Proclamada vencedora, a banda ituana interpreta a Marcha San Lorenzo. Reconhecido por sua sensibilidade musical, certamente o maestro Anísio tinha consciência de que, quando com formação completa, sua banda conseguia dar uma interpretação excelente a essa premiada marcha militar argentina. De minha parte, diria que, em particular em seu tema final, era insuperável na reprodução do sentimento dos autores da música e da letra.
Adendo: Segue abaixo parte da última mensagem sobre si que o sr. Otoni me enviou, após eu lhe ter pedido (e agora obtido) autorização pra publicar o texto que você acabou de ler.
Em 2006, publiquei um livro de memórias, não a meu respeito, mas com descrições, relatos, relatos-crônicas e crônicas acerca do minúsculo centro urbano de Cabreúva, de minha infância e adolescência (1950-63). No ano da publicação, as histórias tinham uma média de 50 anos. Hoje, algumas já completaram 70. Portanto, já fazem parte da História local.
Em 2008, esbocei um modesto ensaio para Música e Nacionalidade. Fugi do termo nacionalismo, pois nos últimos tempos ele adquiriu um sentido dúbio. Não possuía notebook; por isso, usei a datilografia.

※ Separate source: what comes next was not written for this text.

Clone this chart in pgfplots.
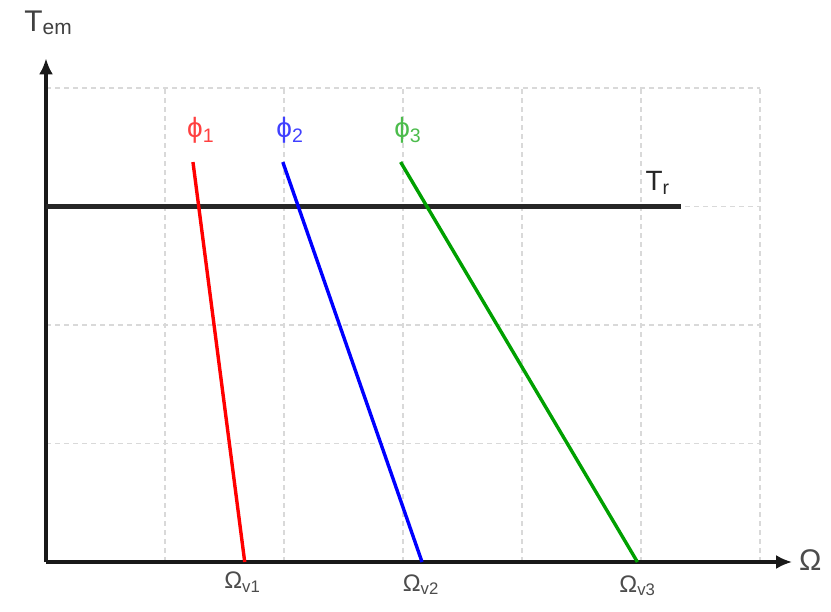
\documentclass[border=0pt]{standalone}
\usepackage{pgfplots}
\pgfplotsset{compat=1.18}
\usepackage{fontspec}
\setmainfont{Liberation Sans}
\usetikzlibrary{arrows.meta}
\definecolor{gr}{RGB}{0,160,0}
\begin{document}
\begin{tikzpicture}
\useasboundingbox (-46bp,-50bp) rectangle (785bp,562bp);
\begin{axis}[
  anchor=origin, at={(0,0)},
  x=119bp, y=118.5bp,
  xmin=0, xmax=6, ymin=0, ymax=4,
  axis line style={draw=none},
  xtick={1,2,3,4,5,6}, ytick={1,2,3,4},
  xticklabels={}, yticklabels={},
  major tick length=0pt,
  grid=major,
  grid style={gray!30, line width=1.3bp, dash pattern=on 5bp off 4bp},
  clip=false,
]
\addplot[black!90, line width=3.5bp] coordinates {(0,0) (6.2,0)};
\addplot[black!90, line width=3.5bp] coordinates {(0,0) (0,4.2)};
\draw[-{Latex[length=16bp,width=14bp]}, line width=3.5bp, black!90] (axis cs:6.0,0) -- (axis cs:6.27,0);
\draw[-{Latex[length=16bp,width=14bp]}, line width=3.5bp, black!90] (axis cs:0,4.0) -- (axis cs:0,4.25);
\addplot[black!85, line width=4.5bp] coordinates {(0,3.0) (5.34,3.0)};
\addplot[red, line width=3.4bp] coordinates {(1.235,3.375) (1.67,0)};
\addplot[blue, line width=3.4bp] coordinates {(1.99,3.375) (3.16,0)};
\addplot[gr, line width=3.4bp] coordinates {(2.98,3.375) (4.97,0)};
\node[red!75, font=\fontsize{28}{30}\selectfont] at (axis cs:1.3,3.64) {ϕ\textsubscript{1}};
\node[blue!75, font=\fontsize{28}{30}\selectfont] at (axis cs:2.05,3.64) {ϕ\textsubscript{2}};
\node[gr!70!white, font=\fontsize{28}{30}\selectfont] at (axis cs:3.04,3.64) {ϕ\textsubscript{3}};
\node[black!85, font=\fontsize{28}{30}\selectfont] at (axis cs:5.14,3.2) {T\textsubscript{r}};
\node[black!70, font=\fontsize{24}{26}\selectfont] at (axis cs:1.65,-0.17) {Ω\textsubscript{v1}};
\node[black!70, font=\fontsize{24}{26}\selectfont] at (axis cs:3.15,-0.19) {Ω\textsubscript{v2}};
\node[black!70, font=\fontsize{24}{26}\selectfont] at (axis cs:4.97,-0.2) {Ω\textsubscript{v3}};
\node[black!70, font=\fontsize{30}{32}\selectfont, anchor=west] at (axis cs:6.3,0.02) {Ω};
\node[black!75, font=\fontsize{30}{32}\selectfont] at (axis cs:0.02,4.55) {T\textsubscript{em}};
\end{axis}
\end{tikzpicture}
\end{document}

Estou digitando os poucos capítulos escritos. Interrompi esse ensaio, para as minuciosas pesquisas de fonte primária acerca da história de Cabreúva, que me permitiram os dois volumes de Cabreúva, História e Contexto, editados em 2015.
Fiquei alguns anos sem nada escrever. A partir do ano passado [2021], fiz algumas releituras de minhas pesquisas, ensejando alguns textos novos, fruto de um intercâmbio com uma professora de história e pesquisadora amiga, que esteve à frente da Secretaria Municipal de Cultura. Paralelamente, sempre que dá vontade, escrevo algumas quase-crônicas. Tornei-me um ex-advogado.